I’m kicked back in my chair as far as it will go here at the Nowhere News and I have my feet up on one of my desk drawers. So far as I know I’m not supposed to be here doing this, I’m supposed to be out moving and selling but I’m comfortable here in my chair. Anyway, I sold this morning. One can only expect a certain amount of productivity from me.

I inherited this chair from favorite co-worker, I also inherited this office from her, with its two lovely windows and a lovely door with another window. I inherited her desk that looks like it survived the Civil War and the green and cream walls with the faux brush stroke finish that I’m painting as soon as I get permission from the landlord.

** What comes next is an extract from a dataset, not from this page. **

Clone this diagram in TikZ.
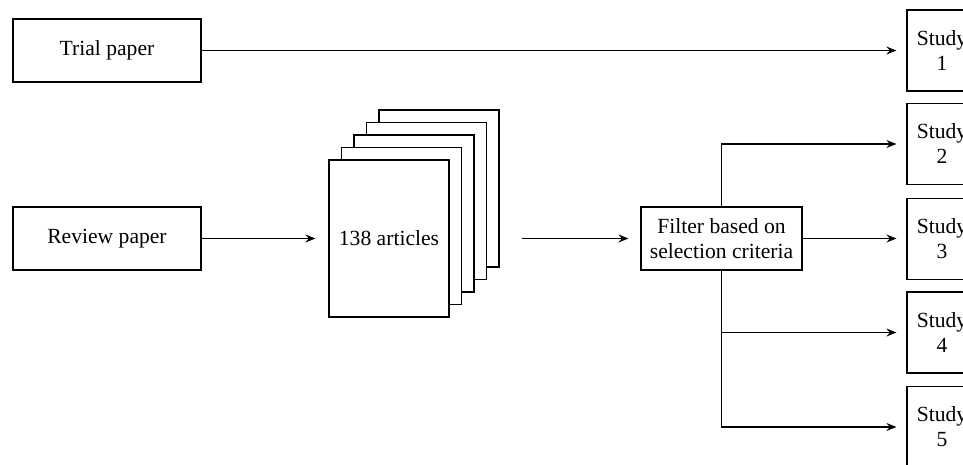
\documentclass[tikz,border=0pt]{standalone}
\usepackage{fontspec}
\setmainfont{Liberation Serif}
\usetikzlibrary{arrows.meta,positioning}
\begin{document}
\begin{tikzpicture}[x=1pt,y=-1pt,
  every node/.style={font=\fontsize{21.6}{25}\selectfont},
  box/.style={draw, line width=1.2pt, fill=white, inner sep=0pt, align=center},
  paperbox/.style={box, minimum width=188pt, minimum height=63pt},
  studybox/.style={box, minimum width=70pt, minimum height=81pt},
  pagebox/.style={box, minimum width=120pt, minimum height=157pt},
  arr/.style={line width=1.5pt, -{Stealth[length=10pt,width=8pt,inset=3.5pt]}}
]
\useasboundingbox (0,0) rectangle (963,464);

\node[paperbox] (trial) at (107,50.5) {Trial paper};
\node[paperbox] (review) at (107,238.5) {Review paper};

% stack of articles
\node[pagebox] (p5) at (439,188.5) {};
\node[pagebox] (p4) at (426.5,201) {};
\node[pagebox] (p3) at (414,213.5) {};
\node[pagebox] (p2) at (401.5,226) {};
\node[pagebox] (p1) at (389,238.5) {138 articles};
\coordinate (stackout) at (522,238.5);

\node[box, minimum width=161pt, minimum height=63pt] (filter) at (721.5,238.5) {Filter based on\\selection criteria};

\node[studybox] (s1) at (942,50.5) {Study\\1};
\node[studybox] (s2) at (942,144) {Study\\2};
\node[studybox] (s3) at (942,239) {Study\\3};
\node[studybox] (s4) at (942,332.5) {Study\\4};
\node[studybox] (s5) at (942,427) {Study\\5};

\draw[arr, shorten >=10pt] (trial.east) -- (trial.east -| s1.west);
\draw[arr, shorten >=13pt] (review.east) -- (p1.west);
\draw[arr, shorten >=12pt] (stackout) -- (filter.west);
\draw[arr, shorten >=10pt] (filter.north) |- (s2.west);
\draw[arr, shorten >=10pt] (filter.east) -- (filter.east -| s3.west);
\draw[arr, shorten >=10pt] (filter.south) |- (s4.west);
\draw[arr, shorten >=10pt] (filter.south) |- (s5.west);
\end{tikzpicture}
\end{document}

This chair reclines so perfectly, and my feet fit so beautifully on one of the drawers and I just feel happy here. No one is going to pop in my office and scare me, except for my boss who is really good at that, and I don’t have to do anything but sit here and blog for right now.

You see, movement hurts lately. Every step, every little bit of exertion feels like I’m spending something I don’t have and I can feel my body draining with each step I take. With each fake smile I crack or each hollow laugh that comes out of my body. Last night I didn’t really sleep which made it worse so today I feel like I’m a sack of potatoes trying to run a marathon.

or a crying clown in an iron lung, one of my all time favorite metaphors.

I’m sick, by the way. I have a lot of diseases and problems attacking my body right now. I’ve lost five pounds since Thursday (which should make me jump for joy) but really irritates me since everything I eat makes me sick. I’m on so much medication right now that I had to get one of those pill cases that old people have. I could tell you whats wrong with me…but I don’t want too many people to know what it actually is. So I’m sick, suffice to say. I’m the kind of sick that will be with me for the rest of my life and will get better and get worse at the same time. Many people who have this problem go on to live very successful and productive lives…and I can only hope I’ll be one of them.

However, I can find humor in this sickness most of the time. My mother and sister mock me mercilessly because of all of my pills and my forgetfulness where they’re concerned. I laugh too because I’m on so many medications and a couple of my conditions are downright laughable. I flip open my birth control case like a police badge and I love to pop my pills at the table in front of other people.

In short, I’m happy to have the support of people like the K, the man, and my family.

Its just some days…I feel like I have to drag myself through the endless hours of the work day, and the fact that work is driving me absolutely crazy doesn’t help.

Hmm…I hear that I have work to do right now. I’m going to straighten up my heavenly chair, put my feet on the floor and get back to work for as long as I need to stay here.